En tales tiempos son especialmente necesarias esas figuras morales que ponen en juego su entera existencia al servicio de la verdad y del futuro colectivo. Figuras de cultura, de gobierno, de creación literaria, de servicio social, que proponen fines últimos y próximos, claramente diferenciados de los ídolos; que, por tanto, no confunden a Dios con los hombres ni a los hombres con Dios. Esos hombres que reviven como voz alertadora lo que Sócrates confesaba citando a un poeta: «Me entró cierta preocupación, no fuera que al decir de Ibico «pecando ante los dioses honor de los hombres a cambio recibiera»» (Fedro 242). Figuras que se planten frente a la masa, la opinión, el poder de la costumbre o de la política y que con su aparente fragilidad todo lo iluminan y todo lo desenmascaran. Kierkegaard describe así su actuación: «Basta que aparezca un hombre que lleve en sí algo prístino, que por tanto no diga «hay que tomar el mundo como es», sino que diga «no importa como sea el mundo; yo me atengo a una originalidad, que no pienso someter al visto bueno del mundo»; basta que se escuchen estas palabras, para que al mismo tiempo ocurra una transformación en toda la Existencia».

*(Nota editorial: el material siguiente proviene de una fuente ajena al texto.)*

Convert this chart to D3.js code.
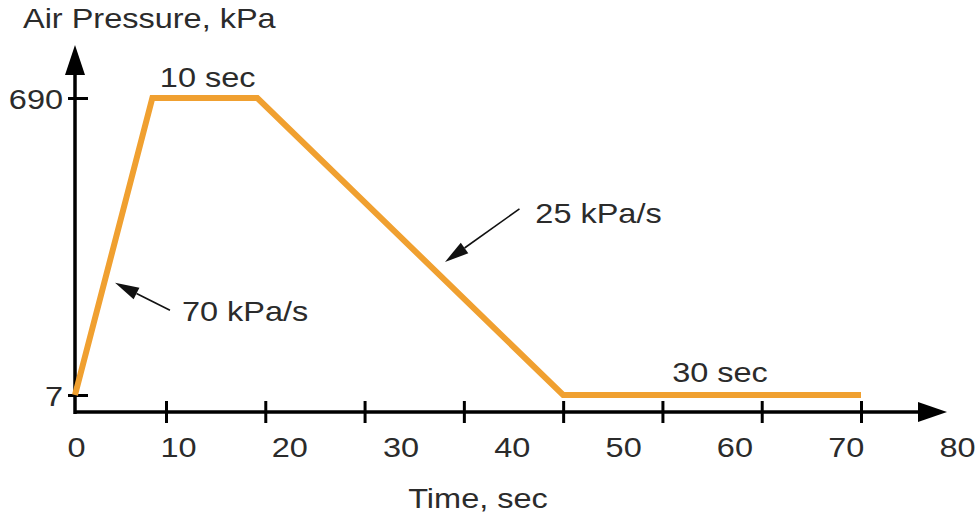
<!DOCTYPE html>
<html>
<head>
<meta charset="utf-8">
<script src="https://cdn.jsdelivr.net/npm/d3@7"></script>
<style>
  body { margin: 0; background: #fff; }
  text { font-family: "Liberation Sans", Arial, sans-serif; fill: #2b2b2b; }
</style>
</head>
<body>
<div id="chart"></div>
<script>
// profile of the pressure cycle
var timeVals = [0, 8.5, 19.2, 50, 80];
var pressureVals = [7, 690, 690, 7, 7];

// axis ticks and labels
var xTickVals = [10, 20, 30, 40, 50, 60, 70, 80];
var xLabelVals = [0, 10, 20, 30, 40, 50, 60, 70, 80];
var xLabels = ["0", "10", "20", "30", "40", "50", "60", "70", "80"];
var yTickVals = [7, 690];
var yLabels = ["7", "690"];

// notes, in data units
var noteText = ["10 sec", "30 sec", "70 kPa/s", "25 kPa/s"];
var noteX = [14.2, 65.8, 11.6, 47.2];
var noteY = [715, 37, 177, 403];
var noteAnchor = ["middle", "middle", "start", "start"];

// pointer arrows: from (x,y) to tip (x,y)
var arrowFrom = [[10.4, 202], [45.6, 435]];
var arrowTo = [[4.4, 265], [38.1, 313]];

var w = 979, h = 517;
var stretch = 1.16;   // the source text is wide
var orange = "#f0a030";

var svg = d3.select("#chart").append("svg")
    .attr("width", w)
    .attr("height", h);

// ticks are not evenly spaced at the start, the labels sit on their own spacing
var x = d3.scaleLinear().domain([0, 10, 80]).range([75, 166, 861]);
var xLab = d3.scaleLinear().domain([0, 10, 80]).range([76, 178, 957]);
var y = d3.scaleLinear().domain([7, 690]).range([395, 98]);

var axisY0 = 412;

// x axis line + arrow
svg.append("line")
    .attr("x1", x(0)).attr("x2", 922)
    .attr("y1", axisY0).attr("y2", axisY0)
    .attr("stroke", "#000").attr("stroke-width", 3.5);
svg.append("path")
    .attr("d", "M947," + axisY0 + "L918," + (axisY0 - 10) + "L918," + (axisY0 + 10) + "Z")
    .attr("fill", "#000");

// y axis line + arrow
svg.append("line")
    .attr("x1", x(0)).attr("x2", x(0))
    .attr("y1", axisY0 + 2).attr("y2", 72)
    .attr("stroke", "#000").attr("stroke-width", 3.5);
svg.append("path")
    .attr("d", "M" + x(0) + ",45L" + (x(0) - 10) + ",75L" + (x(0) + 10) + ",75Z")
    .attr("fill", "#000");

// x ticks
var gx = svg.append("g")
    .attr("transform", "translate(0," + axisY0 + ")")
    .call(d3.axisBottom(x).tickValues(xTickVals).tickFormat(""));
gx.select(".domain").remove();
gx.selectAll(".tick line")
    .attr("y1", -11).attr("y2", 11)
    .attr("stroke", "#000").attr("stroke-width", 3);

// x labels
var gxl = svg.append("g")
    .attr("transform", "translate(0,457)")
    .call(d3.axisBottom(xLab).tickValues(xLabelVals).tickSize(0)
        .tickFormat(function(d, i) { return xLabels[i]; }));
gxl.select(".domain").remove();
gxl.selectAll(".tick text")
    .attr("y", 0).attr("dy", 0)
    .attr("font-size", 28)
    .attr("fill", "#2b2b2b")
    .attr("font-family", "Liberation Sans, Arial, sans-serif")
    .attr("transform", "scale(" + stretch + ",1)");

// y ticks + labels
var gy = svg.append("g")
    .attr("transform", "translate(" + x(0) + ",0)")
    .call(d3.axisLeft(y).tickValues(yTickVals).tickSize(0)
        .tickFormat(function(d, i) { return yLabels[i]; }));
gy.select(".domain").remove();
gy.selectAll(".tick line")
    .attr("x1", -7).attr("x2", 13)
    .attr("stroke", "#000").attr("stroke-width", 3);
gy.selectAll(".tick text")
    .attr("x", -12 / stretch).attr("dy", "0.36em")
    .attr("font-size", 28)
    .attr("fill", "#2b2b2b")
    .attr("font-family", "Liberation Sans, Arial, sans-serif")
    .attr("transform", "scale(" + stretch + ",1)");

// pressure profile
var line = d3.line()
    .x(function(d) { return x(d[0]); })
    .y(function(d) { return y(d[1]); });

svg.append("path")
    .datum(d3.zip(timeVals, pressureVals))
    .attr("d", line)
    .attr("fill", "none")
    .attr("stroke", orange)
    .attr("stroke-width", 6)
    .attr("stroke-linejoin", "miter");

// pointer arrows
arrowFrom.forEach(function(f, i) {
    var x1 = x(f[0]), y1 = y(f[1]);
    var x2 = x(arrowTo[i][0]), y2 = y(arrowTo[i][1]);
    var ang = Math.atan2(y2 - y1, x2 - x1);
    var len = 24, half = 6.5;
    var bx = x2 - len * Math.cos(ang), by = y2 - len * Math.sin(ang);
    svg.append("line")
        .attr("x1", x1).attr("y1", y1)
        .attr("x2", bx).attr("y2", by)
        .attr("stroke", "#111").attr("stroke-width", 1.6);
    svg.append("path")
        .attr("d", "M" + x2 + "," + y2 +
            "L" + (bx + half * Math.sin(ang)) + "," + (by - half * Math.cos(ang)) +
            "L" + (bx - half * Math.sin(ang)) + "," + (by + half * Math.cos(ang)) + "Z")
        .attr("fill", "#111");
});

// notes
noteText.forEach(function(t, i) {
    svg.append("text")
        .attr("transform", "translate(" + x(noteX[i]) + "," + y(noteY[i]) + ") scale(" + stretch + ",1)")
        .attr("text-anchor", noteAnchor[i])
        .attr("font-size", 28)
        .text(t);
});

// axis titles
svg.append("text")
    .attr("transform", "translate(23,28) scale(" + stretch + ",1)")
    .attr("font-size", 28)
    .text("Air Pressure, kPa");

svg.append("text")
    .attr("transform", "translate(478,508) scale(" + stretch + ",1)")
    .attr("text-anchor", "middle")
    .attr("font-size", 28)
    .text("Time, sec");
</script>
</body>
</html>
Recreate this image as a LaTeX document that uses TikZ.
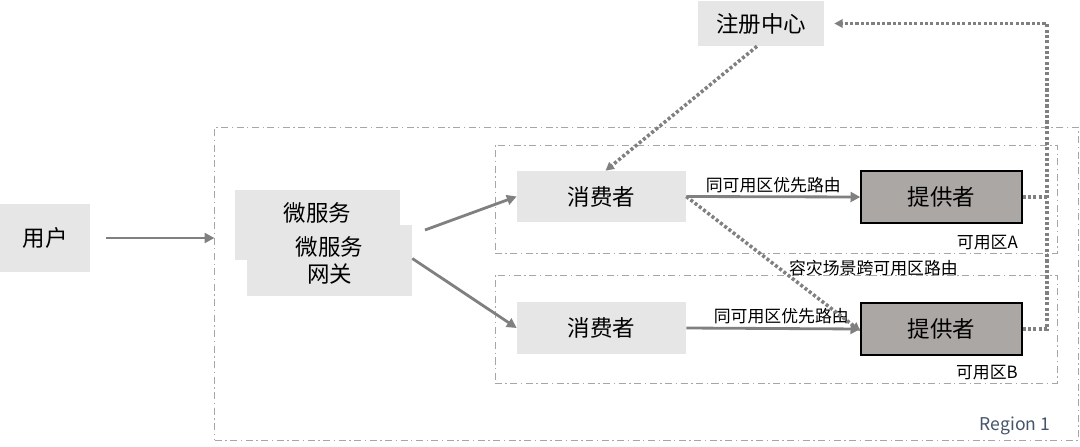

El hombre, por ser imagen de Dios, lleva ínsita en sus entrañas la pasión por la justicia, la necesidad de sentido, la ordenación a la Verdad, al Bien y a la Belleza; nunca es destructible del todo. Por eso cuando aparecen tales figuras luminosas se siente encendido por dentro, y responde siempre. Frente a los poderes anónimos sólo salvan los rostros personales, frente a la opinión instaurada por la masa sólo acredita la dignidad pasada por el crisol de la prueba. La medida y grandeza de un país es proporcional al número de hombres y mujeres que se afirman desde la voluntad de verdad frente a la voluntad de poder.